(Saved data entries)
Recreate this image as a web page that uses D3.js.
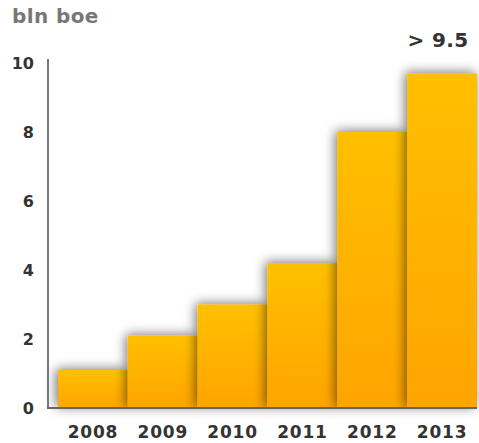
<!DOCTYPE html>
<html>
<head>
<meta charset="utf-8">
<script src="https://cdn.jsdelivr.net/npm/d3@7"></script>
<style>
  html, body { margin: 0; padding: 0; background: #fff; }
  svg { display: block; }
  text { font-family: "DejaVu Sans", Verdana, sans-serif; font-weight: bold; }
</style>
</head>
<body>
<div id="chart"></div>
<script>
// Reserves by year, billion barrels of oil equivalent
const years = ["2008", "2009", "2010", "2011", "2012", "2013"];
const reserves = [1.1, 2.1, 3.0, 4.2, 8.0, 9.7];
const yTicks = [0, 2, 4, 6, 8, 10];
const unitLabel = "bln boe";
const topNote = "> 9.5";

const width = 479, height = 443;
const svg = d3.select("#chart").append("svg")
  .attr("width", width).attr("height", height);

const x = d3.scaleBand().domain(years).range([58, 477]).padding(0);
const y = d3.scaleLinear().domain([0, 10]).range([408, 63]);

const defs = svg.append("defs");
const grad = defs.append("linearGradient")
  .attr("id", "barFill").attr("x1", 0).attr("y1", 0).attr("x2", 0).attr("y2", 1);
grad.append("stop").attr("offset", "0%").attr("stop-color", "#ffc000");
grad.append("stop").attr("offset", "100%").attr("stop-color", "#ffa400");

const shadow = defs.append("filter").attr("id", "barShadow")
  .attr("x", "-40%").attr("y", "-40%").attr("width", "180%").attr("height", "180%");
shadow.append("feDropShadow")
  .attr("dx", -2).attr("dy", -1).attr("stdDeviation", 6)
  .attr("flood-color", "#000").attr("flood-opacity", 0.55);

// bars
svg.append("g").selectAll("rect")
  .data(years.map((yr, i) => ({ yr, v: reserves[i] })))
  .join("rect")
  .attr("x", d => x(d.yr))
  .attr("y", d => y(d.v))
  .attr("width", x.bandwidth())
  .attr("height", d => y(0) - y(d.v))
  .attr("fill", "url(#barFill)")
  .attr("filter", "url(#barShadow)");

// y axis
const yAxis = svg.append("g")
  .attr("transform", "translate(48,0)")
  .call(d3.axisLeft(y).tickValues(yTicks).tickSize(0).tickPadding(14));
yAxis.select(".domain").remove();
yAxis.selectAll("text")
  .attr("fill", "#333").style("font-size", "16px").style("font-family", "DejaVu Sans").style("font-weight", "bold");
svg.append("line")
  .attr("x1", 48).attr("x2", 48).attr("y1", y(10) - 4).attr("y2", y(0))
  .attr("stroke", "#777").attr("stroke-width", 2);

// x axis
const xAxis = svg.append("g")
  .attr("transform", `translate(0,${y(0)})`)
  .call(d3.axisBottom(x).tickSize(0).tickPadding(18));
xAxis.select(".domain").remove();
xAxis.selectAll("text")
  .attr("fill", "#333").style("font-size", "17px").style("letter-spacing", "0.8px")
  .style("font-family", "DejaVu Sans").style("font-weight", "bold");
svg.append("line")
  .attr("x1", 47).attr("x2", 477).attr("y1", y(0)).attr("y2", y(0))
  .attr("stroke", "#666").attr("stroke-width", 2);

// unit title
svg.append("text")
  .attr("x", 12).attr("y", 23)
  .attr("fill", "#777").style("font-size", "20px").style("letter-spacing", "0.4px")
  .text(unitLabel);

// note above the last bar
svg.append("text")
  .attr("x", x(years[years.length - 1]) + x.bandwidth() / 2 - 4)
  .attr("y", 47)
  .attr("text-anchor", "middle")
  .attr("fill", "#333").style("font-size", "20px").style("letter-spacing", "0.4px")
  .text(topNote);
</script>
</body>
</html>
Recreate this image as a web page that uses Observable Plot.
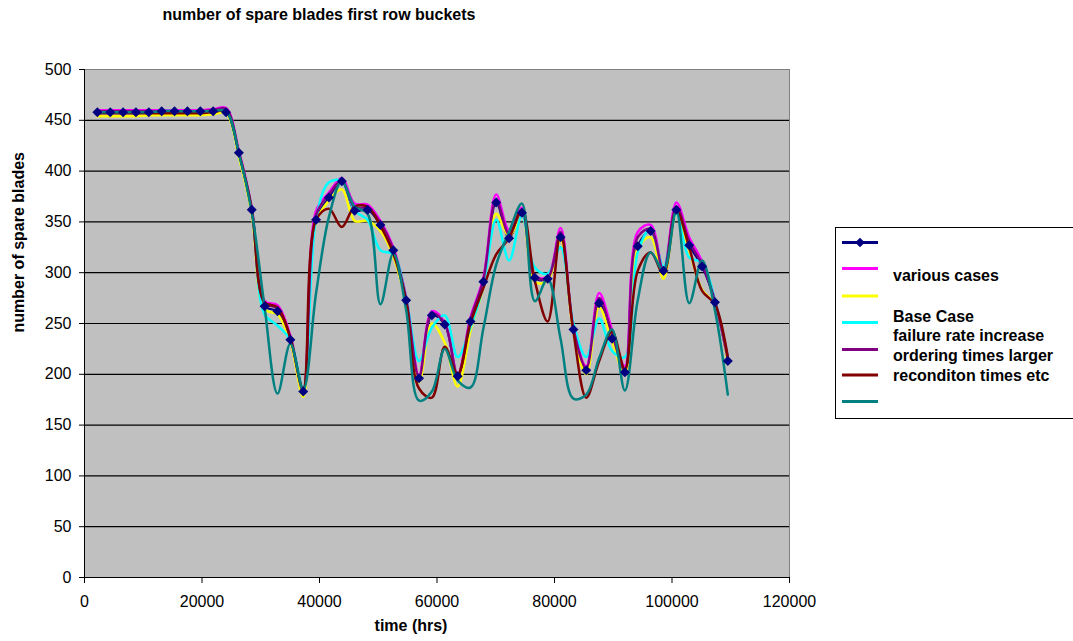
<!DOCTYPE html>
<html>
<head>
<meta charset="utf-8">
<script src="https://cdn.jsdelivr.net/npm/d3@7"></script>
<script src="https://cdn.jsdelivr.net/npm/@observablehq/plot@0.6"></script>
<style>
  html, body { margin: 0; padding: 0; background: #fff; overflow: hidden; }
  #wrap { position: relative; width: 1073px; height: 641px; font-family: "Liberation Sans", Arial, sans-serif; color: #000; }
  #title { position: absolute; left: 0; top: 6px; width: 638px; text-align: center; font-weight: bold; font-size: 16px; line-height: 18px; }
  #chart { position: absolute; left: 0; top: 40px; }
  #legend { position: absolute; left: 835px; top: 227px; }
</style>
</head>
<body>
<div id="wrap">
  <div id="title">number of spare blades first row buckets</div>
  <div id="chart"></div>
  <div id="legend"></div>
</div>
<script>
// ---- data ----
const times = [2190, 4380, 6570, 8760, 10950, 13140, 15330, 17520, 19710, 21900,
  24090, 26280, 28470, 30660, 32850, 35040, 37230, 39420, 41610, 43800,
  45990, 48180, 50370, 52560, 54750, 56940, 59130, 61320, 63510, 65700,
  67890, 70080, 72270, 74460, 76650, 78840, 81030, 83220, 85410, 87600,
  89790, 91980, 94170, 96360, 98550, 100740, 102930, 105120, 107310, 109500];

const navyValues = [458, 458, 458, 458, 458, 459, 459, 459, 459, 459,
  458, 418, 362, 267, 262, 234, 183, 352, 374, 390,
  361, 362, 347, 322, 273, 196, 258, 249, 198, 252,
  291, 369, 334, 359, 295, 294, 335, 244, 204, 270,
  235, 202, 326, 341, 302, 362, 327, 306, 271, 213];

const magentaValues = [460, 460, 460, 460, 460, 460, 460, 460, 460, 461,
  462, 420, 364, 272, 268, 238, 185, 361, 379, 393,
  368, 367, 351, 325, 276, 199, 262, 251, 200, 256,
  295, 377, 342, 364, 297, 296, 344, 246, 208, 280,
  244, 208, 340, 347, 303, 369, 335, 311, 273, 217];

const yellowValues = [454, 454, 454, 454, 455, 455, 455, 455, 455, 456,
  457, 414, 358, 264, 259, 232, 178, 350, 371, 382,
  351, 351, 341, 316, 270, 192, 250, 231, 188, 243,
  286, 358, 336, 356, 291, 292, 332, 242, 200, 266,
  233, 200, 324, 335, 294, 358, 322, 283, 269, 210];

const cyanValues = [458, 458, 458, 458, 458, 459, 459, 459, 459, 459,
  459, 417, 362, 259, 248, 234, 187, 353, 389, 390,
  361, 352, 322, 318, 275, 213, 246, 258, 217, 246,
  287, 352, 312, 356, 305, 299, 325, 250, 217, 255,
  223, 217, 320, 343, 306, 358, 315, 310, 273, 217];

const purpleValues = [459, 459, 459, 459, 459, 459, 459, 459, 459, 460,
  461, 418, 363, 270, 265, 236, 184, 357, 377, 390,
  364, 364, 349, 323, 274, 197, 260, 250, 199, 254,
  293, 372, 338, 361, 296, 295, 340, 245, 206, 275,
  240, 204, 335, 343, 302, 365, 331, 308, 272, 215];

const brownValues = [457, 457, 457, 457, 457, 457, 457, 457, 457, 458,
  459, 418, 362, 271, 266, 236, 186, 352, 363, 345,
  365, 365, 346, 319, 272, 186, 177, 227, 200, 250,
  285, 318, 334, 362, 292, 252, 338, 242, 177, 213,
  242, 205, 302, 320, 299, 361, 325, 282, 269, 217];

const tealValues = [458, 458, 458, 458, 458, 459, 459, 459, 459, 459,
  459, 418, 360, 266, 181, 230, 185, 280, 355, 390,
  365, 358, 269, 319, 263, 174, 183, 225, 194, 187,
  245, 308, 340, 368, 272, 294, 235, 176, 180, 216,
  244, 184, 273, 320, 302, 361, 270, 312, 263, 180];

const xTicks = [0, 20000, 40000, 60000, 80000, 100000, 120000];
const yTicks = [0, 50, 100, 150, 200, 250, 300, 350, 400, 450, 500];
const legendLabels = ["various cases", "Base Case", "failure rate increase", "ordering times larger", "reconditon times etc"];

// ---- series table ----
const seriesList = [
  {key: "navy", color: "#000080", values: navyValues},
  {key: "magenta", color: "#FF00FF", values: magentaValues},
  {key: "yellow", color: "#FFFF00", values: yellowValues},
  {key: "cyan", color: "#00FFFF", values: cyanValues},
  {key: "purple", color: "#800080", values: purpleValues},
  {key: "brown", color: "#800000", values: brownValues},
  {key: "teal", color: "#008080", values: tealValues}
];
const rowsOf = s => times.map((t, i) => ({t, v: s.values[i]}));

const lineMarks = seriesList.map(s =>
  Plot.line(rowsOf(s), {x: "t", y: "v", stroke: s.color, strokeWidth: s.key === "navy" ? 2 : 2.5, curve: "catmull-rom"})
);

const chart = Plot.plot({
  width: 830,
  height: 601,
  marginLeft: 84,
  marginRight: 41,
  marginTop: 29,
  marginBottom: 64,
  style: {background: "transparent", fontFamily: "'Liberation Sans', Arial, sans-serif", fontSize: "16px", color: "#000", overflow: "visible"},
  x: {domain: [0, 120000]},
  y: {domain: [0, 500]},
  marks: [
    Plot.frame({fill: "#C0C0C0", stroke: "#808080"}),
    Plot.ruleY(yTicks.filter(d => d > 0 && d < 500), {stroke: "#000", strokeWidth: 1.2}),
    Plot.ruleX([0], {stroke: "#000"}),
    Plot.ruleY([0], {stroke: "#000"}),
    Plot.axisX({ticks: xTicks, tickFormat: d => String(d), tickSize: 6, tickPadding: 12, label: null}),
    Plot.axisY({ticks: yTicks, tickFormat: d => String(d), tickSize: 5, tickPadding: 8, label: null}),
    Plot.text(["time (hrs)"], {frameAnchor: "bottom", dy: 53, dx: -26, fontWeight: "bold", fontSize: 16}),
    Plot.text(["number of spare blades"], {frameAnchor: "left", dx: -66, dy: 9, rotate: -90, fontWeight: "bold", fontSize: 16}),
    ...lineMarks,
    Plot.dot(rowsOf(seriesList[0]), {x: "t", y: "v", symbol: "diamond2", r: 4.5, fill: "#000080", stroke: "none"})
  ]
});
document.getElementById("chart").appendChild(chart);

// ---- legend ----
const legendW = 260, legendH = 192;
const lsvg = d3.select("#legend").append("svg")
  .attr("width", legendW).attr("height", legendH)
  .style("font-family", "'Liberation Sans', Arial, sans-serif")
  .style("overflow", "visible");
lsvg.append("rect").attr("x", 0.5).attr("y", 0.5).attr("width", legendW).attr("height", legendH - 1)
  .attr("fill", "#fff").attr("stroke", "#000");
const swatchY = [15.5, 41.5, 69, 95.5, 122.5, 148, 174.5];
seriesList.forEach((s, i) => {
  lsvg.append("line").attr("x1", 7).attr("x2", 43).attr("y1", swatchY[i]).attr("y2", swatchY[i])
    .attr("stroke", s.color).attr("stroke-width", 3);
});
lsvg.append("path").attr("d", d3.symbol(d3.symbolDiamond2, 60)()).attr("transform", `translate(25,${swatchY[0]})`).attr("fill", "#000080");
const labelY = [48, 89, 108, 128, 148];
legendLabels.forEach((txt, i) => {
  lsvg.append("text").attr("x", 58).attr("y", labelY[i]).attr("dy", "0.35em")
    .attr("font-size", 16).attr("font-weight", "bold").text(txt);
});
</script>
</body>
</html>
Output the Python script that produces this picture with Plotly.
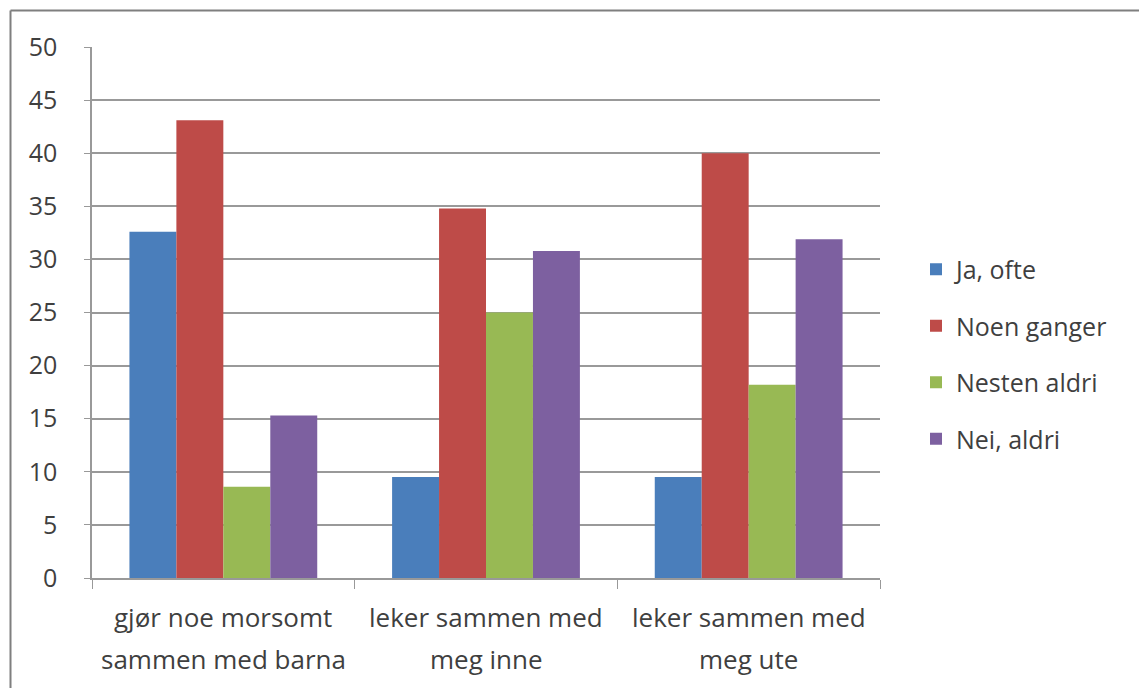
import plotly.graph_objects as go

categories = ["gjør noe morsomt\nsammen med barna",
              "leker sammen med\nmeg inne",
              "leker sammen med\nmeg ute"]
series_names = ["Ja, ofte", "Noen ganger", "Nesten aldri", "Nei, aldri"]
ja_ofte = [32.6, 9.5, 9.5]
noen_ganger = [43.1, 34.8, 40.0]
nesten_aldri = [8.6, 25.0, 18.2]
nei_aldri = [15.3, 30.8, 31.9]
y_ticks = [0, 5, 10, 15, 20, 25, 30, 35, 40, 45, 50]

colors = ["#4a7ebb", "#be4b48", "#98b954", "#7d60a0"]
values = [ja_ofte, noen_ganger, nesten_aldri, nei_aldri]

W, H = 1139, 688
L, R, T, B = 92, 259, 47, 110
PW, PH = W - L - R, H - T - B

FONT = "Open Sans, Lato, sans-serif"
TXT = "#3f3f3f"
GRID = "#999999"

fig = go.Figure()
for i, (name, vals, col) in enumerate(zip(series_names, values, colors)):
    fig.add_trace(go.Bar(x=categories, y=vals, name=name, legendgroup=str(i),
                         marker=dict(color=col, line=dict(width=0))))


def paper_y(py):
    return (H - B - py) / PH


def paper_x(px):
    return (px - L) / PW


# two-line category labels under each group
for cat in categories:
    for line, py in zip(cat.split("\n"), (617, 659)):
        fig.add_annotation(x=cat, xref="x", y=paper_y(py), yref="paper",
                           text=line, showarrow=False, xanchor="center",
                           yanchor="middle",
                           font=dict(size=26, family=FONT, color=TXT))

# outer chart frame (top and left edges visible)
fx, fy = paper_x(10.5), paper_y(10.5)
frame = dict(type="line", xref="paper", yref="paper",
             line=dict(color="#7f7f7f", width=2))
fig.add_shape(**frame, x0=fx, y0=fy, x1=2.0, y1=fy)
fig.add_shape(**frame, x0=fx, y0=fy, x1=fx, y1=-1.0)

fig.update_layout(
    width=W, height=H,
    margin=dict(l=L, r=R, t=T, b=B),
    paper_bgcolor="white", plot_bgcolor="white",
    barmode="group", bargap=0.285, bargroupgap=0,
    font=dict(family=FONT, color=TXT),
    showlegend=True,
    legend=dict(x=paper_x(916), y=paper_y(354), xref="paper", yref="paper",
                xanchor="left", yanchor="middle", bgcolor="rgba(0,0,0,0)",
                font=dict(size=25, color=TXT, family=FONT),
                tracegroupgap=21, itemsizing="constant"),
    xaxis=dict(showline=True, linecolor=GRID, linewidth=1.5,
               ticks="outside", tickson="boundaries", ticklen=9,
               tickcolor=GRID, showticklabels=False, showgrid=False),
    yaxis=dict(range=[0, 50], tickvals=y_ticks, showline=True,
               linecolor=GRID, linewidth=1.5, ticks="outside", ticklen=6,
               tickcolor=GRID, showgrid=True, gridcolor=GRID,
               gridwidth=1.5, ticklabelstandoff=22,
               tickfont=dict(size=25, color=TXT, family=FONT),
               zeroline=False),
)

fig.write_html("out.html")
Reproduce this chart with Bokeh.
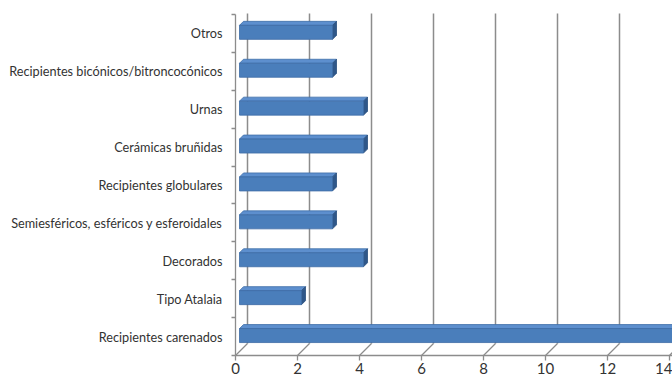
from bokeh.plotting import figure
from bokeh.models import LinearAxis, FixedTicker, Range1d
from bokeh.embed import file_html
from bokeh.resources import INLINE

# data (top to bottom in the picture)
categories = ["Otros", "Recipientes bicónicos/bitroncocónicos", "Urnas",
              "Cerámicas bruñidas", "Recipientes globulares",
              "Semiesféricos, esféricos y esferoidales", "Decorados",
              "Tipo Atalaia", "Recipientes carenados"]
values = [3, 3, 4, 4, 3, 3, 4, 2, 14]
x_ticks = [0, 2, 4, 6, 8, 10, 12, 14]

# layout constants (pixels -> data units)
W, H = 672, 381
PX_X = 31.0
PX_Y = 37.9
X0_PX = 235.0
YB_PX = 355.0
n = len(categories)
# y positions: bottom category at 0
ypos = [n - 1 - i for i in range(n)]

x_start = -X0_PX / PX_X
x_end = (W - X0_PX) / PX_X
y_bottom_val = -0.5
y_start = y_bottom_val - (H - YB_PX) / PX_Y
y_end = y_bottom_val + YB_PX / PX_Y

p = figure(width=W, height=H, output_backend="svg", toolbar_location=None,
           x_range=Range1d(x_start, x_end), y_range=Range1d(y_start, y_end),
           x_axis_type=None, y_axis_type=None, min_border=0,
           min_border_left=0, min_border_right=0, min_border_top=0, min_border_bottom=0)
p.outline_line_color = None
p.grid.visible = False
p.background_fill_color = "white"
p.border_fill_color = "white"

grid_col = "#8c8c8c"
axis_col = "#8c8c8c"
text_col = "#333333"

# depth offsets
wdx = 12 / PX_X
wdy = 12 / PX_Y
bdx = 4 / PX_X
bdy = 4 / PX_Y
top_grid = n - 0.5 + 1 / PX_Y

# back-wall gridlines and floor diagonals
p.segment(x0=[t + wdx for t in x_ticks], y0=[y_bottom_val + wdy] * len(x_ticks),
          x1=[t + wdx for t in x_ticks], y1=[top_grid] * len(x_ticks),
          line_color=grid_col, line_width=1.5)
p.segment(x0=x_ticks, y0=[y_bottom_val] * len(x_ticks),
          x1=[t + wdx for t in x_ticks], y1=[y_bottom_val + wdy] * len(x_ticks),
          line_color=grid_col, line_width=1.3)

# bars (3D)
ftop = 8 / PX_Y
fbot = -6 / PX_Y
front_l = [bdx] * n
front_r = [v + bdx for v in values]
front_t = [y + ftop for y in ypos]
front_b = [y + fbot for y in ypos]

top_xs, top_ys, side_xs, side_ys = [], [], [], []
for xl, xr, yt, yb in zip(front_l, front_r, front_t, front_b):
    top_xs.append([xl, xr, xr + bdx, xl + bdx])
    top_ys.append([yt, yt, yt + bdy, yt + bdy])
    side_xs.append([xr, xr, xr + bdx, xr + bdx])
    side_ys.append([yb, yt, yt + bdy, yb + bdy])

p.patches(top_xs, top_ys, fill_color="#5d8fce", line_color="#3f6ea8", line_width=0.8)
p.patches(side_xs, side_ys, fill_color="#2f5789", line_color="#2a4f7d", line_width=0.8)
p.quad(left=front_l, right=front_r, top=front_t, bottom=front_b,
       fill_color="#4a7ebb", line_color="#3d6ca6", line_width=0.8)

# y axis (front, left)
yax = LinearAxis(fixed_location=0, bounds=(-0.5, n - 0.5))
yax.ticker = FixedTicker(ticks=ypos, minor_ticks=[i - 0.5 for i in range(n + 1)])
yax.major_label_overrides = {y: c for y, c in zip(ypos, categories)}
yax.major_tick_line_color = None
yax.major_tick_out = 0
yax.major_tick_in = 0
yax.minor_tick_out = 4
yax.minor_tick_in = 0
yax.minor_tick_line_color = axis_col
yax.minor_tick_line_width = 1.3
yax.axis_line_color = axis_col
yax.axis_line_width = 1.3
yax.major_label_standoff = 9
yax.major_label_text_font = "Lato"
yax.major_label_text_font_size = "12.7px"
yax.major_label_text_color = text_col
p.add_layout(yax, "left")

# x axis (front, bottom)
xax = LinearAxis(fixed_location=y_bottom_val, bounds=(0, x_end))
xax.ticker = FixedTicker(ticks=x_ticks, minor_ticks=[])
xax.major_tick_out = 5
xax.major_tick_in = 0
xax.major_tick_line_color = axis_col
xax.major_tick_line_width = 1.3
xax.axis_line_color = axis_col
xax.axis_line_width = 1.3
xax.major_label_standoff = 2
xax.major_label_text_font = "Lato"
xax.major_label_text_font_size = "15px"
xax.major_label_text_color = text_col
p.add_layout(xax, "below")

open("out.html", "w").write(file_html(p, INLINE))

Written request:
Quote the lines above exactly, starting with the one that has "Reproduce this chart with Bokeh." and ending with the one that has "from bokeh.resources import INLINE"; drop the pictures and include nothing else.

The answer:
Reproduce this chart with Bokeh.
from bokeh.plotting import figure
from bokeh.models import LinearAxis, FixedTicker, Range1d
from bokeh.embed import file_html
from bokeh.resources import INLINE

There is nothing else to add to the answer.